Home Air Boeing will offer its P-8A Poseidon for Canada’s multi-mission aircraft project

Boeing will offer its P-8A Poseidon for Canada’s multi-mission aircraft project

Boeing Poseidon proposal for Canadian multi mission aircraft project
Boeing graphic of a Poseidon MPA in Canadian livery

US aerospace giant Boeing plans to offer the P-8A Poseidon maritime patrol aircraft in response to Canada’s request for information (RFI) for long-range maritime patrol aircraft.

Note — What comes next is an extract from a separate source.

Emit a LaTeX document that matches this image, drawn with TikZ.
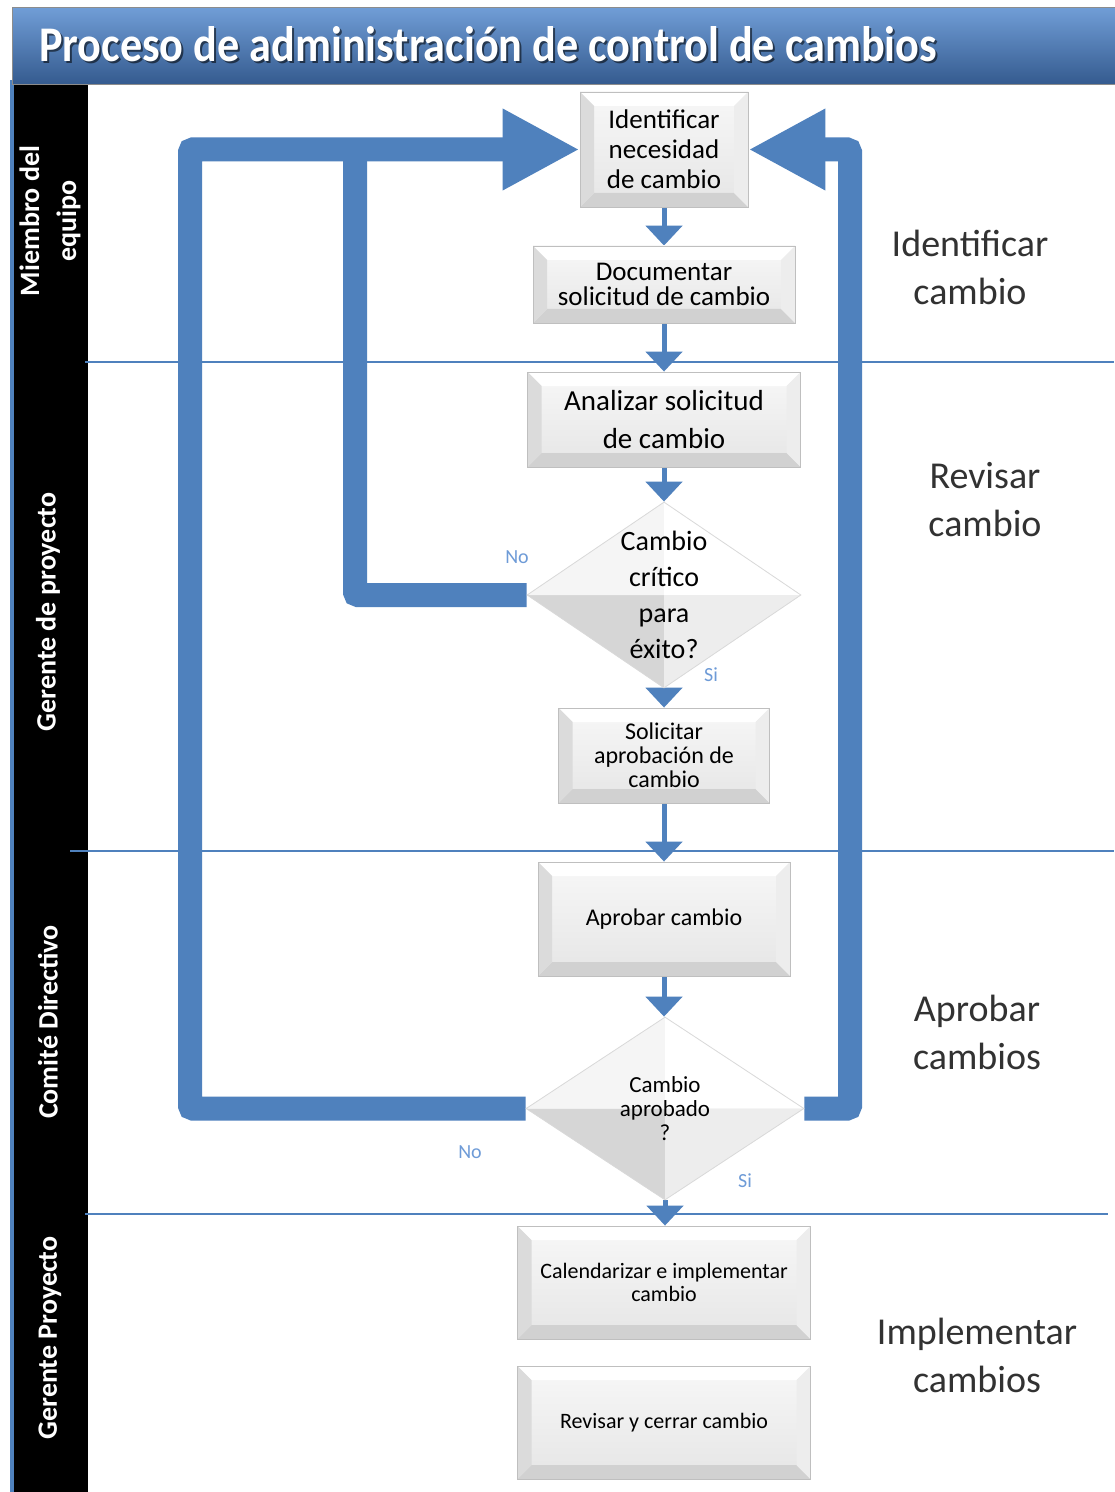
\documentclass[tikz,border=0pt]{standalone}
\usepackage{fontspec}
\setmainfont{Carlito}
\usetikzlibrary{arrows.meta,shapes.geometric}
\definecolor{flowblue}{RGB}{79,129,189}
\definecolor{lblblue}{RGB}{110,155,215}
\definecolor{ttop}{RGB}{112,157,214}
\definecolor{tbot}{RGB}{52,90,142}
\definecolor{txtgray}{RGB}{50,50,50}
\pgfdeclarelayer{bg}
\pgfdeclarelayer{mid}
\pgfsetlayers{bg,mid,main}
\tikzset{
  bevelbox/.style={rectangle, draw=black!25, line width=0.4pt, inner sep=2pt, align=center,
    top color=black!3, bottom color=black!10,
    path picture={
      \path (path picture bounding box.south west) coordinate (A)
            (path picture bounding box.north east) coordinate (B);
      \fill[black!18] (A) -- (A -| B) -- ([shift={(-7pt,7pt)}]A -| B) -- ([shift={(7pt,7pt)}]A) -- cycle;
      \fill[white] (B) -- (B -| A) -- ([shift={(7pt,-7pt)}]B -| A) -- ([shift={(-7pt,-7pt)}]B) -- cycle;
      \fill[black!14] (A) -- (A |- B) -- ([shift={(7pt,-7pt)}]A |- B) -- ([shift={(7pt,7pt)}]A) -- cycle;
      \fill[black!7] (B) -- (B |- A) -- ([shift={(-7pt,7pt)}]B |- A) -- ([shift={(-7pt,-7pt)}]B) -- cycle;
    }},
  bevdiamond/.style={diamond, draw=black!15, line width=0.4pt, inner sep=0pt, fill=black!5,
    path picture={
      \fill[black!16] (path picture bounding box.center) -- (path picture bounding box.south) -- (path picture bounding box.west) -- cycle;
      \fill[black!4] (path picture bounding box.center) -- (path picture bounding box.north) -- (path picture bounding box.west) -- cycle;
      \fill[white] (path picture bounding box.center) -- (path picture bounding box.north) -- (path picture bounding box.east) -- cycle;
      \fill[black!7] (path picture bounding box.center) -- (path picture bounding box.south) -- (path picture bounding box.east) -- cycle;
    }},
  smallarrow/.style={draw=flowblue, line width=2.5pt, -{Triangle[width=18pt,length=10pt]}},
  bigarrow/.style={draw=flowblue, line width=12pt, rounded corners=1.5pt, -{Triangle[width=38pt,length=38.5pt]}},
  bigline/.style={draw=flowblue, line width=12pt, rounded corners=1.5pt},
  laneline/.style={draw=flowblue, line width=1pt},
  lanelabel/.style={text=white, font=\bfseries\fontsize{14pt}{18.5pt}\selectfont, rotate=90, align=center},
  phase/.style={text=txtgray, font=\fontsize{19pt}{24pt}\selectfont, align=center},
  yesno/.style={text=lblblue, font=\fontsize{10pt}{10pt}\selectfont}
}
\begin{document}
\begin{tikzpicture}[x=0.5pt,y=-0.5pt]
\useasboundingbox (0,0) rectangle (1114,1492);

% background, lane column and lane lines
\begin{pgfonlayer}{bg}
\fill[white] (0,0) rectangle (1114,1492);
\fill[flowblue] (10,80) rectangle (88,1492);
\fill[black] (14,85) rectangle (88,1492);
\draw[laneline] (85,362) -- (1114,362);
\draw[laneline] (70,851) -- (1114,851);
\draw[laneline] (85,1214) -- (1108,1214);
\end{pgfonlayer}
\shade[top color=ttop, bottom color=tbot, draw=black!45, line width=0.5pt] (12,8) rectangle (1116,85);
\node[anchor=base west, text=black, opacity=0.55] (titleshadow) at (34,64)
  {\resizebox{449pt}{17.5pt}{\bfseries Proceso de administración de control de cambios}};
\node[anchor=base west, text=white] (title) at (32,62)
  {\resizebox{449pt}{17.5pt}{\bfseries Proceso de administración de control de cambios}};

% lane labels
\node[lanelabel] (lane1) at (50,221) {Miembro del\\equipo};
\node[lanelabel] (lane2) at (48,612) {Gerente de proyecto};
\node[lanelabel] (lane3) at (48,1022) {Comité Directivo};
\node[lanelabel] (lane4) at (50,1338) {Gerente Proyecto};

% phase labels
\node[phase] (ph1) at (970,267) {Identificar\\cambio};
\node[phase] (ph2) at (985,500) {Revisar\\cambio};
\node[phase] (ph3) at (977,1032) {Aprobar\\cambios};
\node[phase] (ph4) at (977,1355) {Implementar\\cambios};

% process nodes
\node[bevelbox, minimum width=84pt, minimum height=57.5pt, font=\fontsize{13.5pt}{15pt}\selectfont] (id) at (664,149.5) {Identificar\\necesidad\\de cambio};
\node[bevelbox, minimum width=131pt, minimum height=38.5pt, font=\fontsize{13.5pt}{12.5pt}\selectfont] (doc) at (664,284.5) {Documentar\\solicitud de cambio};
\node[bevelbox, minimum width=136.5pt, minimum height=47.5pt, font=\fontsize{14.5pt}{19pt}\selectfont] (ana) at (664,419.5) {Analizar solicitud\\de cambio};
\node[bevdiamond, minimum width=137pt, minimum height=93pt,
  label={[align=center, font=\fontsize{14pt}{18pt}\selectfont]center:Cambio\\crítico\\para\\éxito?}] (d1) at (664,595) {};
\node[bevelbox, minimum width=105.5pt, minimum height=47.5pt, font=\fontsize{12pt}{12pt}\selectfont] (sol) at (664,755.5) {Solicitar\\aprobación de\\cambio};
\node[bevelbox, minimum width=126pt, minimum height=57pt, font=\fontsize{12pt}{12pt}\selectfont] (apr) at (664,919) {Aprobar cambio};
\node[bevdiamond, minimum width=139pt, minimum height=91.5pt,
  label={[align=center, font=\fontsize{11.5pt}{12pt}\selectfont]center:Cambio\\aprobado\\?}] (d2) at (665,1108.5) {};
\node[bevelbox, minimum width=146.5pt, minimum height=56.5pt, font=\fontsize{11pt}{11.5pt}\selectfont] (cal) at (664,1282.5) {Calendarizar e implementar\\cambio};
\node[bevelbox, minimum width=146.5pt, minimum height=56.5pt, font=\fontsize{11pt}{11.5pt}\selectfont] (rev) at (664,1422.5) {Revisar y cerrar cambio};

% yes / no labels
\node[yesno] (no1) at (517,557) {No};
\node[yesno] (si1) at (711,675) {Si};
\node[yesno] (no2) at (470,1152) {No};
\node[yesno] (si2) at (745,1181) {Si};

% connectors
\begin{pgfonlayer}{mid}
\draw[smallarrow] (id.south) -- (doc.north);
\draw[smallarrow] (doc.south) -- (ana.north);
\draw[smallarrow] (ana.south) -- (d1.north);
\draw[smallarrow] (d1.south) -- (sol.north);
\draw[smallarrow] (sol.south) -- (apr.north);
\draw[smallarrow] (apr.south) -- (apr.south |- d2.north);
\draw[smallarrow] (d2.south) -- (d2.south |- cal.north);
\draw[bigline] (d1.west) -- (355,595) -- (355,150);
\draw[bigarrow] (d2.west) -- (190,1108.5) -- (190,149.5) -- (id.west);
\draw[bigarrow] (d2.east) -- (850,1108.5) -- (850,149.5) -- (id.east);
\end{pgfonlayer}
\end{tikzpicture}
\end{document}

The Canadian Multi-Mission Aircraft (CMMA) project will replace the Royal Canadian Air Force fleet of CP-140 Aurora aircraft and enhance its anti-submarine warfare (ASW) and intelligence, surveillance and reconnaissance (ISR) capabilities.

Canada’s project to procure a manned, long-range platform is currently in the options analysis stage, with the delivery of the first of the new aircraft tentatively set for 2032.

“The P-8A Poseidon has demonstrated that it is the world’s most capable multi-mission aircraft currently in production and offers a complete solution for Canada’s CMMA requirements,” said Tim Flood, International Business Development director, Europe and Americas. “The range, speed, and endurance of the P-8 makes it the perfect platform to monitor Canada’s northern and maritime approaches and the P-8 will ensure allied interoperability to meet Canada’s security commitments.”

Boeing noted that the international P-8 operators community operates more than 140 aircraft, with more than 400,000 mishap free flight-hours around the globe. Militaries that operate or have selected the P-8 include the US Navy, the United Kingdom’s Royal Air Force, Royal Australian Air Force, Royal New Zealand Air Force, Indian Navy, Royal Norwegian Air Force, Republic of Korea Navy and German Navy.

The company also said that since the P-8 shares extensive commonality with Boeing’s 737NG, which has support infrastructure around the globe, Commonality in spares and training for aircrews and maintainers would reduce costs and enable military operators to leverage support throughout the world.

The Royal Canadian Air Force has used the Aurora aircraft since the 1980s for for multiple types of missions over land and water. Thanks to repeated upgrades, the 14 aircraft support a wide variety of roles, including operations management, maritime and overland intelligence, surveillance and reconnaissance, anti-submarine and anti-surface warfare, strike coordination, and search and rescue.

The most recent upgrade project, in which the Canadian government is investing close to CAD2 billion, will allow the planes to remain in service beyond 2030.